Make sure that you continuously check on the clay so that you know when it has the right consistency for the intended purpose.

What are the Pros and Cons of Using Clay For Building Materials Such as Brick Homes?

Since we’re still all about construction, we want to take you through some of the construction purposes, and how you can use the recycled clay for different purposes, although you probably won’t have enough to make a whole new brick house.

When you go around your average neighborhood across the US, most homes have had siding installed on them. There’s even a bunch of them that have had faux bricks installed, which is not the same as actually using brick to create the support of the home.  Clay’s natural and versatile appeal makes it an important building material that is still widely used.


Clay is a sustainable material containing natural raw materials to have them made, and there isn’t any of the other nasty stuff in them that is being added to a lot of other materials to give them their desirable qualities. Do you remember asbestos siding for instance, and how it still means there are a bunch of Mesothelioma cases being fought? You can’t just remove that stuff without being extremely careful, and the advantage is you won’t have to think about those dangers when going with brick. The lack of allergens also means that it will help ensure good air quality too.

Economic over the Long-Term

Its many different properties means this will end up becoming an economic decision to go with because it doesn’t have the high maintenance costs associated with a thing like wood siding, for instance. While wood siding contractors will also argue that there’s a bunch of advantages to using that material, it might be true, but it also has significant drawbacks when it comes to maintenance. For instance, cedar siding needs to be stained every 2-3 years to keep it from deteriorating.

Great Insulating Properties

Its great insulating properties will help keep your energy bill down, and you will only feel the consequences even more if you’re living in an area that has extreme weather patterns, both warm and cool.

Beautiful to Look At

They come available in a range of colors, shapes and designs to be able to enable the design possibilities you may be looking for. The availability of colors is everything in between black and white, and their textures are also many, and different, including smooth or rough.
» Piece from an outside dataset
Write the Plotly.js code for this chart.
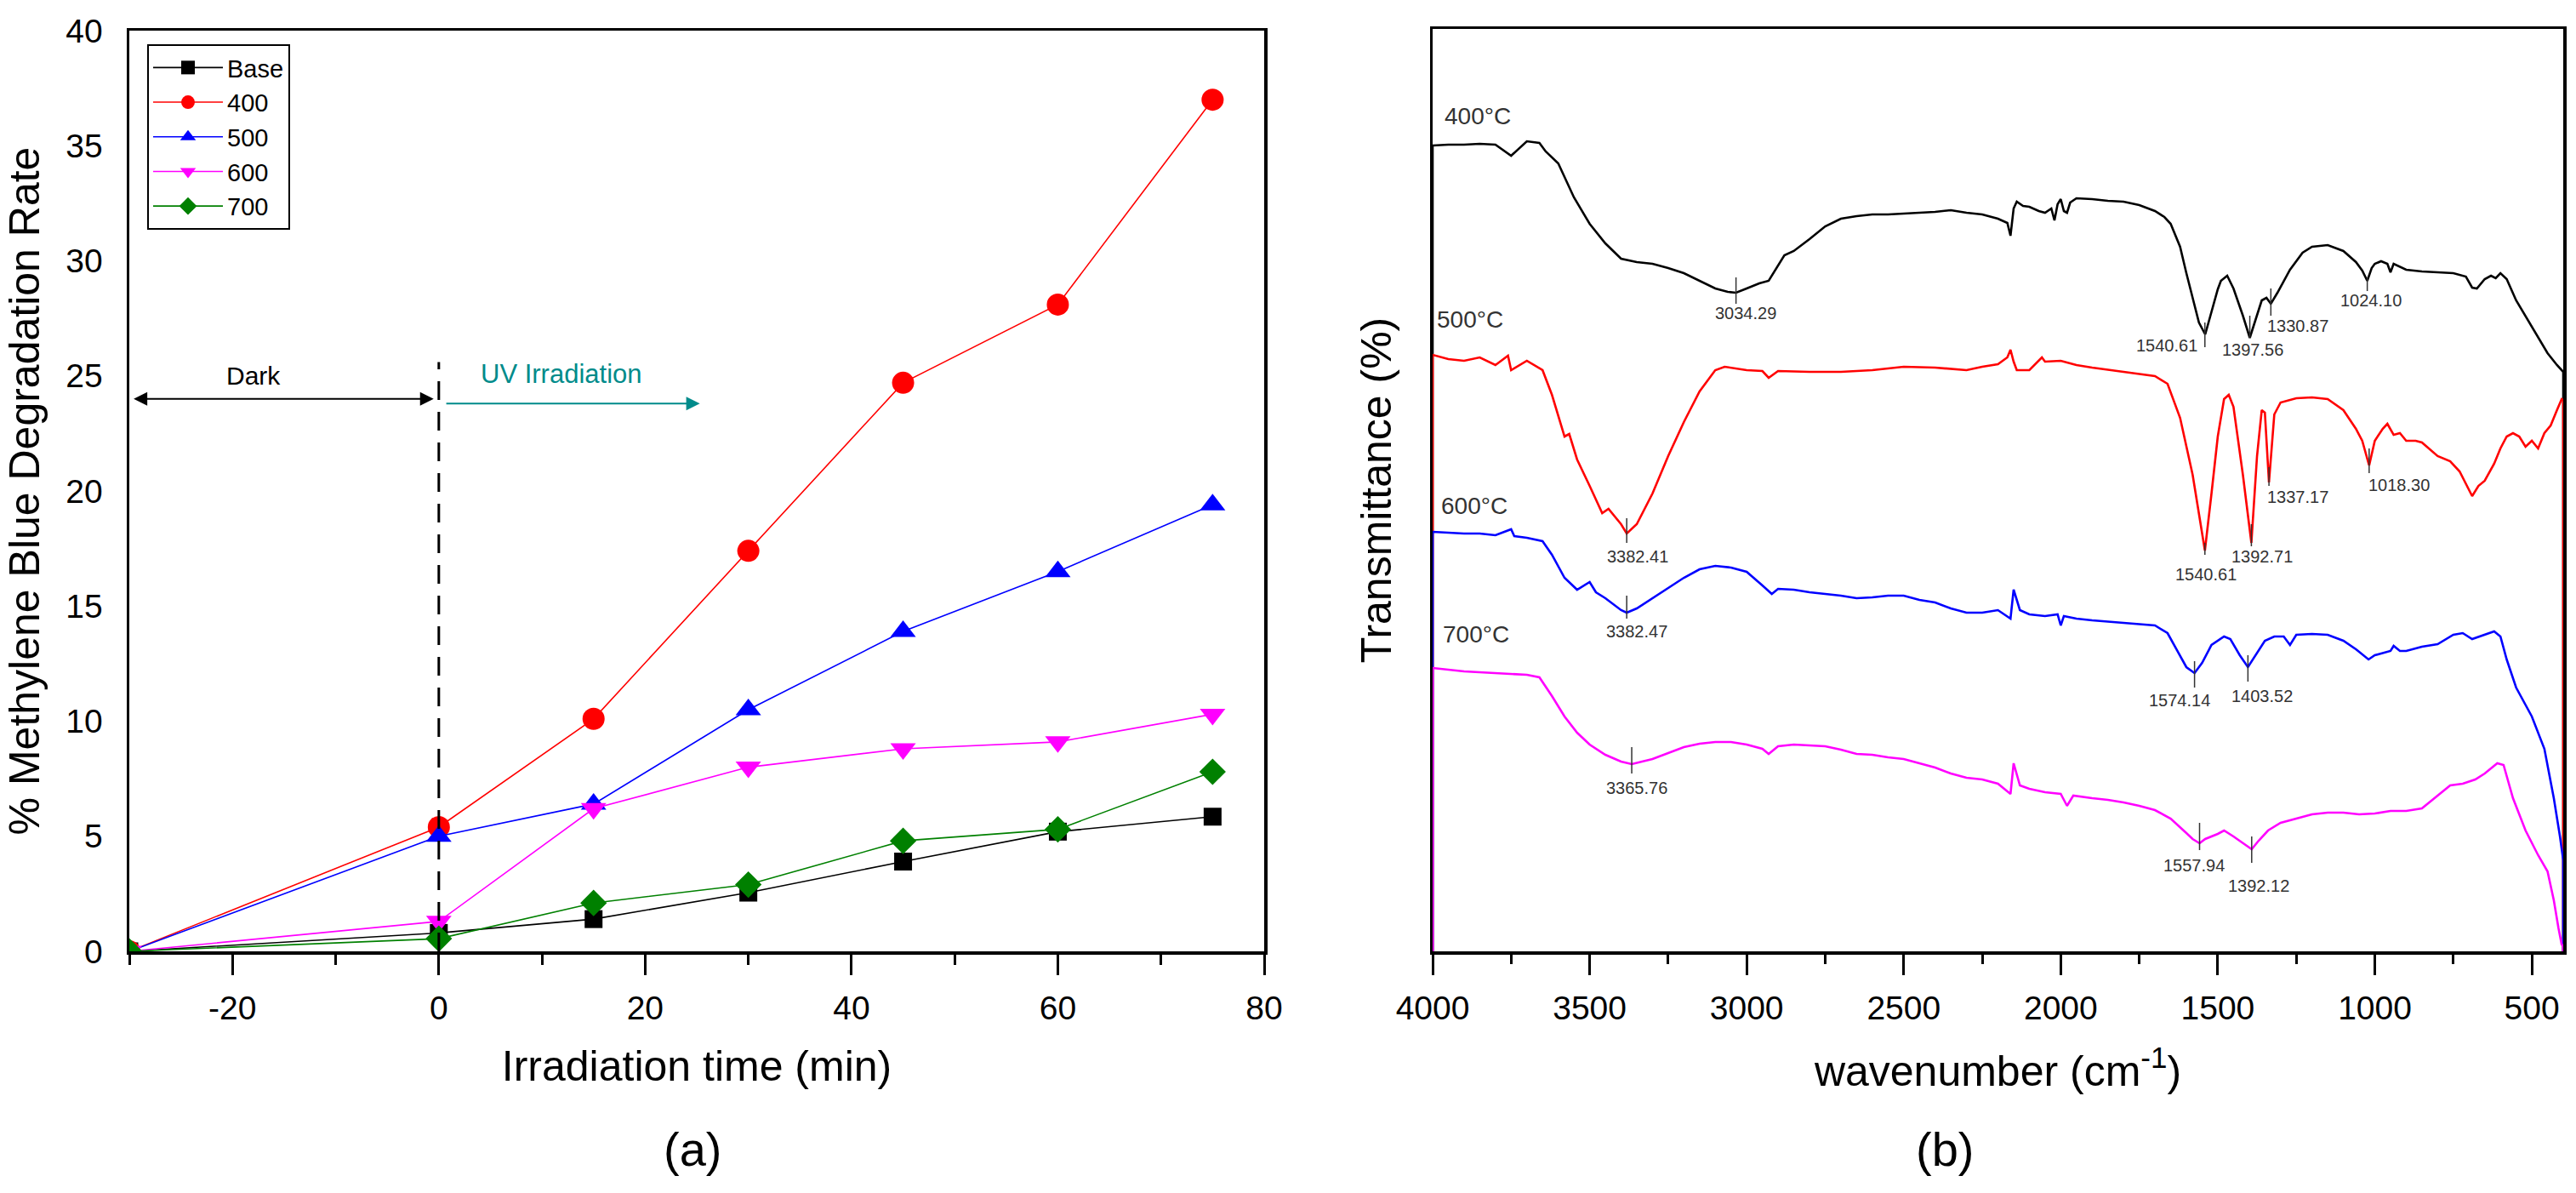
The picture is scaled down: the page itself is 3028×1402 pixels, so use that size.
<!DOCTYPE html>
<html>
<head>
<meta charset="utf-8">
<script src="https://cdn.plot.ly/plotly-3.0.1.min.js"></script>
<style>
  html, body { margin: 0; padding: 0; background: #fff; }
  #graph { width: 3028px; height: 1402px; }
</style>
</head>
<body>
<div id="graph"></div>
<script>
// ---- panel (a): degradation rate vs irradiation time ----
var time = [-30, 0, 15, 30, 45, 60, 75];
var rateBase = [0, 0.8, 1.4, 2.55, 3.9, 5.2, 5.85];
var rate400 = [0, 5.4, 10.1, 17.4, 24.7, 28.1, 37.0];
var rate500 = [0, 5.0, 6.4, 10.5, 13.9, 16.5, 19.4];
var rate600 = [0, 1.3, 6.2, 8.0, 8.8, 9.1, 10.3];
var rate700 = [0, 0.55, 2.1, 2.9, 4.8, 5.3, 7.8];
var seriesNames = ['Base', '400', '500', '600', '700'];
var timeTicks = [-20, 0, 20, 40, 60, 80];
var timeTickText = ['-20', '0', '20', '40', '60', '80'];

// ---- panel (b): FTIR spectra (relative transmittance, offset stacked) ----
var wn400 = [4000, 4000, 3950, 3900, 3850, 3800, 3750, 3700, 3660, 3640, 3600, 3550, 3500, 3450, 3400, 3350, 3300, 3250, 3200, 3150, 3100, 3060, 3034, 3000, 2960, 2930, 2910, 2880, 2850, 2800, 2750, 2700, 2650, 2600, 2550, 2500, 2450, 2400, 2350, 2300, 2250, 2200, 2170, 2160, 2150, 2140, 2120, 2100, 2070, 2050, 2030, 2020, 2010, 2000, 1990, 1980, 1970, 1950, 1900, 1850, 1800, 1750, 1700, 1670, 1650, 1620, 1600, 1580, 1560, 1540, 1520, 1500, 1490, 1470, 1450, 1420, 1398, 1380, 1360, 1345, 1331, 1310, 1270, 1230, 1200, 1150, 1100, 1060, 1040, 1024, 1010, 1000, 980, 960, 950, 940, 900, 850, 800, 750, 710, 690, 675, 650, 630, 615, 600, 580, 550, 500, 450, 420, 400, 400];
var tr400 = [0, 947, 948, 948, 949, 948, 935, 952, 950, 940, 926, 886, 855, 832, 814, 810, 808, 803, 797, 788, 779, 775, 774, 779, 785, 788, 800, 818, 823, 837, 852, 861, 864, 866, 866, 867, 868, 869, 871, 868, 866, 861, 856, 841, 873, 881, 876, 875, 870, 868, 873, 859, 878, 884, 870, 868, 880, 885, 884, 882, 881, 877, 870, 863, 855, 828, 797, 768, 739, 725, 752, 778, 788, 794, 779, 747, 721, 743, 765, 768, 761, 774, 801, 821, 828, 830, 823, 810, 800, 788, 803, 808, 811, 808, 798, 808, 801, 799, 798, 797, 793, 780, 779, 790, 794, 791, 797, 790, 765, 734, 703, 689, 681, 0];

var wn500 = [4000, 4000, 3950, 3900, 3850, 3800, 3760, 3750, 3700, 3650, 3620, 3580, 3565, 3540, 3500, 3460, 3440, 3400, 3382, 3350, 3300, 3250, 3200, 3150, 3100, 3070, 3000, 2950, 2930, 2900, 2800, 2700, 2600, 2500, 2400, 2300, 2250, 2200, 2170, 2160, 2150, 2140, 2100, 2060, 2050, 2000, 1950, 1900, 1800, 1700, 1660, 1620, 1580, 1560, 1541, 1520, 1500, 1480, 1465, 1450, 1420, 1393, 1375, 1360, 1350, 1337, 1320, 1300, 1250, 1200, 1150, 1100, 1060, 1040, 1018, 1000, 975, 960, 940, 920, 900, 870, 850, 800, 760, 730, 700, 690, 670, 650, 620, 600, 580, 560, 540, 520, 500, 480, 460, 440, 420, 405, 400, 400];
var tr500 = [0, 701, 696, 694, 698, 689, 700, 683, 694, 683, 654, 605, 608, 578, 547, 515, 520, 502, 491, 502, 538, 582, 622, 658, 683, 687, 683, 682, 674, 682, 681, 681, 683, 687, 686, 683, 687, 690, 698, 707, 693, 683, 683, 698, 693, 694, 689, 686, 681, 676, 667, 627, 560, 515, 471, 538, 605, 649, 654, 640, 560, 480, 582, 636, 633, 551, 631, 645, 650, 651, 649, 636, 614, 600, 571, 600, 614, 620, 607, 609, 600, 600, 598, 582, 576, 564, 542, 535, 547, 553, 573, 591, 605, 609, 605, 593, 600, 591, 609, 618, 636, 649, 648, 0];

var wn600 = [4000, 4000, 3950, 3900, 3850, 3800, 3750, 3740, 3700, 3650, 3620, 3580, 3540, 3500, 3480, 3450, 3400, 3382, 3350, 3300, 3250, 3200, 3150, 3100, 3050, 3000, 2950, 2920, 2900, 2850, 2800, 2750, 2700, 2650, 2600, 2550, 2500, 2450, 2400, 2350, 2300, 2250, 2200, 2160, 2150, 2130, 2100, 2050, 2010, 2000, 1990, 1950, 1900, 1800, 1700, 1660, 1620, 1600, 1574, 1550, 1520, 1480, 1460, 1430, 1404, 1380, 1350, 1320, 1290, 1270, 1250, 1200, 1150, 1100, 1060, 1020, 1000, 950, 940, 920, 900, 850, 800, 750, 720, 690, 650, 620, 600, 580, 550, 500, 460, 430, 410, 400, 400];
var tr600 = [0, 493, 492, 491, 491, 489, 496, 488, 486, 482, 466, 439, 425, 434, 422, 415, 401, 398, 403, 415, 427, 439, 449, 453, 451, 446, 430, 420, 426, 425, 422, 420, 418, 415, 416, 418, 418, 413, 410, 403, 398, 398, 401, 391, 425, 401, 396, 394, 396, 383, 394, 391, 389, 386, 383, 374, 348, 334, 327, 339, 360, 370, 367, 348, 334, 348, 365, 370, 370, 360, 372, 373, 372, 365, 355, 343, 348, 353, 359, 353, 353, 358, 361, 372, 374, 367, 372, 376, 370, 343, 310, 276, 238, 180, 134, 107, 0];

var wn700 = [4000, 4000, 3900, 3800, 3700, 3660, 3620, 3580, 3540, 3500, 3450, 3400, 3366, 3300, 3250, 3200, 3150, 3100, 3050, 3000, 2950, 2930, 2900, 2850, 2800, 2750, 2700, 2650, 2600, 2550, 2500, 2450, 2400, 2350, 2300, 2250, 2200, 2160, 2150, 2130, 2100, 2050, 2000, 1980, 1960, 1900, 1850, 1800, 1750, 1700, 1650, 1600, 1580, 1558, 1540, 1500, 1480, 1450, 1420, 1392, 1370, 1340, 1300, 1250, 1200, 1150, 1100, 1050, 1000, 950, 900, 850, 800, 760, 720, 680, 650, 610, 590, 560, 520, 480, 450, 430, 415, 405, 400, 400];
var tr700 = [0, 333, 329, 327, 325, 322, 300, 276, 257, 243, 231, 223, 220, 226, 233, 240, 244, 246, 246, 243, 238, 232, 241, 243, 242, 241, 237, 232, 231, 228, 226, 221, 216, 209, 204, 202, 197, 185, 221, 195, 191, 187, 185, 171, 183, 180, 178, 175, 171, 166, 156, 139, 132, 127, 132, 138, 142, 135, 127, 120, 130, 142, 151, 156, 161, 163, 163, 161, 162, 165, 165, 168, 183, 195, 197, 202, 209, 221, 219, 180, 142, 113, 94, 60, 27, 8, 6, 0];

// curve labels (temperature) in panel (b)
var tempText = ['400°C', '500°C', '600°C', '700°C'];
var tempWn = [3856, 3881, 3867, 3862];
var tempY = [982, 743, 524, 373];

// peak labels in panel (b)
var peakText = ['3034.29', '1540.61', '1397.56', '1330.87', '1024.10',
                '3382.41', '1540.61', '1392.71', '1337.17', '1018.30',
                '3382.47', '1574.14', '1403.52',
                '3365.76', '1557.94', '1392.12'];
var peakTextWn = [3003, 1662, 1388, 1244, 1011,
                  3347, 1537, 1360, 1244, 922,
                  3350, 1621, 1360,
                  3350, 1575, 1369];
var peakTextY = [750, 712, 707, 735, 765,
                 464, 443, 464, 534, 548,
                 376, 295, 300,
                 192, 101, 77];
// little vertical marker lines at the peaks
var peakWn = [3034, 1541, 1398, 1331, 1024,
              3382, 1541, 1393, 1337, 1018,
              3382, 1574, 1404,
              3366, 1558, 1392];
var peakY0 = [761, 710, 721, 747, 776,
              480, 466, 476, 547, 562,
              391, 310, 317,
              209, 119, 104];
var peakY1 = [792, 739, 747, 779, 792,
              509, 480, 502, 569, 591,
              418, 341, 348,
              240, 151, 135];

function drawGraph() {
    var fontFam = 'Liberation Sans, Arial, Helvetica, sans-serif';
    var colorsA = ['#000000', '#ff0000', '#0000ff', '#ff00ff', '#008000'];
    var symbols = ['square', 'circle', 'triangle-up', 'triangle-down', 'diamond'];
    var sizes = [21, 26, 26, 26, 24];
    var ratesA = [rateBase, rate400, rate500, rate600, rate700];

    var data = [];
    for (var i = 0; i < ratesA.length; i++) {
        data.push({
            x: time,
            y: ratesA[i],
            type: 'scatter',
            mode: 'lines+markers',
            name: seriesNames[i],
            line: {color: colorsA[i], width: 1.6},
            marker: {color: colorsA[i], symbol: symbols[i], size: sizes[i]},
            xaxis: 'x', yaxis: 'y'
        });
    }

    var spectra = [[wn400, tr400, '#000000'], [wn500, tr500, '#ff0000'],
                   [wn600, tr600, '#0000ff'], [wn700, tr700, '#ff00ff']];
    spectra.forEach(function (s) {
        data.push({
            x: s[0], y: s[1],
            type: 'scatter', mode: 'lines',
            line: {color: s[2], width: 2.6},
            showlegend: false, hoverinfo: 'skip',
            xaxis: 'x2', yaxis: 'y2'
        });
    });

    var annotations = [];
    var shapes = [];

    // panel (a) extras
    annotations.push({xref: 'x', yref: 'y', x: -18, y: 25.0, text: 'Dark', showarrow: false,
        font: {size: 30, color: '#000'}});
    annotations.push({xref: 'x', yref: 'y', x: 11.9, y: 25.1, text: 'UV Irradiation', showarrow: false,
        font: {size: 31, color: '#008b8b'}});
    annotations.push({xref: 'x', yref: 'y', axref: 'x', ayref: 'y', x: -0.5, y: 24.0, ax: -29.7, ay: 24.0,
        text: '', showarrow: true, arrowhead: 2, startarrowhead: 2, arrowside: 'end+start',
        arrowsize: 1.6, startarrowsize: 1.6, arrowwidth: 2, arrowcolor: '#000'});
    annotations.push({xref: 'x', yref: 'y', axref: 'x', ayref: 'y', x: 25.3, y: 23.8, ax: 0.6, ay: 23.8,
        text: '', showarrow: true, arrowhead: 2, arrowsize: 1.6, arrowwidth: 2, arrowcolor: '#008b8b'});
    shapes.push({type: 'line', xref: 'x', yref: 'y', x0: 0, x1: 0, y0: 0, y1: 25.6,
        line: {color: '#000', width: 3, dash: '22px,14px'}});

    // panel labels
    annotations.push({xref: 'paper', yref: 'paper', x: 778 / 3028, y: 0.013, text: '(a)', showarrow: false,
        font: {size: 56, color: '#000'}});
    annotations.push({xref: 'paper', yref: 'paper', x: 2322 / 3028, y: 0.013, text: '(b)', showarrow: false,
        font: {size: 56, color: '#000'}});

    // panel (b) texts
    for (var t = 0; t < tempText.length; t++) {
        annotations.push({xref: 'x2', yref: 'y2', x: tempWn[t], y: tempY[t], text: tempText[t],
            showarrow: false, font: {size: 28, color: '#333'}});
    }
    for (var p = 0; p < peakText.length; p++) {
        annotations.push({xref: 'x2', yref: 'y2', x: peakTextWn[p], y: peakTextY[p], text: peakText[p],
            showarrow: false, font: {size: 20, color: '#333'}});
        shapes.push({type: 'line', xref: 'x2', yref: 'y2', x0: peakWn[p], x1: peakWn[p],
            y0: peakY0[p], y1: peakY1[p], line: {color: '#333', width: 1.5}});
    }

    var axisCommon = {
        showline: true, linecolor: '#000', linewidth: 3.5, mirror: true,
        showgrid: false, zeroline: false
    };

    var layout = {
        width: 3028, height: 1402,
        margin: {l: 0, r: 0, t: 0, b: 0},
        paper_bgcolor: '#fff', plot_bgcolor: '#fff',
        font: {family: fontFam, color: '#000', size: 30},
        showlegend: true,
        legend: {
            x: 173 / 3028, y: (1402 - 52) / 1402, xanchor: 'left', yanchor: 'top',
            bordercolor: '#000', borderwidth: 2, bgcolor: '#fff',
            font: {size: 29}, itemwidth: 82, tracegroupgap: 0
        },
        xaxis: Object.assign({}, axisCommon, {
            domain: [152 / 3028, 1486 / 3028], range: [-30, 80], anchor: 'y',
            tickmode: 'array', tickvals: timeTicks, ticktext: timeTickText,
            ticks: 'outside', ticklen: 24, tickwidth: 3, tickcolor: '#000',
            minor: {tickmode: 'linear', tick0: -30, dtick: 10, ticks: 'outside', ticklen: 12, tickwidth: 3, tickcolor: '#000'},
            tickfont: {size: 39}, ticklabelstandoff: 6,
            title: {text: 'Irradiation time (min)', font: {size: 50}, standoff: 30}
        }),
        yaxis: Object.assign({}, axisCommon, {
            domain: [(1402 - 1118) / 1402, (1402 - 36) / 1402], range: [0, 40], anchor: 'x',
            dtick: 5, ticks: '', tickfont: {size: 39}, ticklabelstandoff: 20,
            title: {text: '% Methylene Blue Degradation Rate', font: {size: 50}, standoff: 16}
        }),
        xaxis2: Object.assign({}, axisCommon, {
            domain: [1684 / 3028, 3013 / 3028], range: [4000, 400], anchor: 'y2',
            tick0: 0, dtick: 500, ticks: 'outside', ticklen: 24, tickwidth: 3, tickcolor: '#000',
            minor: {dtick: 250, ticks: 'outside', ticklen: 11, tickwidth: 3, tickcolor: '#000'},
            tickfont: {size: 39}, ticklabelstandoff: 6,
            title: {text: 'wavenumber (cm<sup>-1</sup>)', font: {size: 50}, standoff: 36}
        }),
        yaxis2: Object.assign({}, axisCommon, {
            domain: [(1402 - 1118) / 1402, (1402 - 34) / 1402], range: [0, 1084], anchor: 'x2',
            ticks: '', showticklabels: false,
            title: {text: 'Transmittance (%)', font: {size: 50}, standoff: 30}
        }),
        annotations: annotations,
        shapes: shapes
    };

    Plotly.newPlot('graph', data, layout, {staticPlot: true});
}

drawGraph();
</script>
</body>
</html>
Hailed For Their Durability

You can expect this material to last well over 100 years, which you can’t say about a lot of building materials, which is also one of the reasons why copper roofs are used by some homeowners. Rather than basically having to replace every part of your home on a continuous basis, an outer brick frame creates a strong foundation for a house that will be there for decades. A lot of very significant buildings are all made from brick.  Weather-resistance and fire-resistance makes it an option to consider.

It’s More expensive

When that’s been said, you can’t get around the fact that a brick house will be more expensive to initially put up.

Brick House vs Wood House

To also do justice to wood, we’ll include a brief section on the advantages of using wood. As mentioned by MassRealty, brick tends to add more value to a home, which in turn makes the home easy to sell too. You know you’re buying something that will stay there for a long time.

Wooden homes are significantly cheaper to put up and faster too, and the material is lighter, and it can be more convenient to go for. Erosion can end up being a problem for brick, while wood will better deal with it. It’s also more flexible, and you aren’t able to move a brick home the same way either. Although termite damage isn’t a concern when you’re building in clay.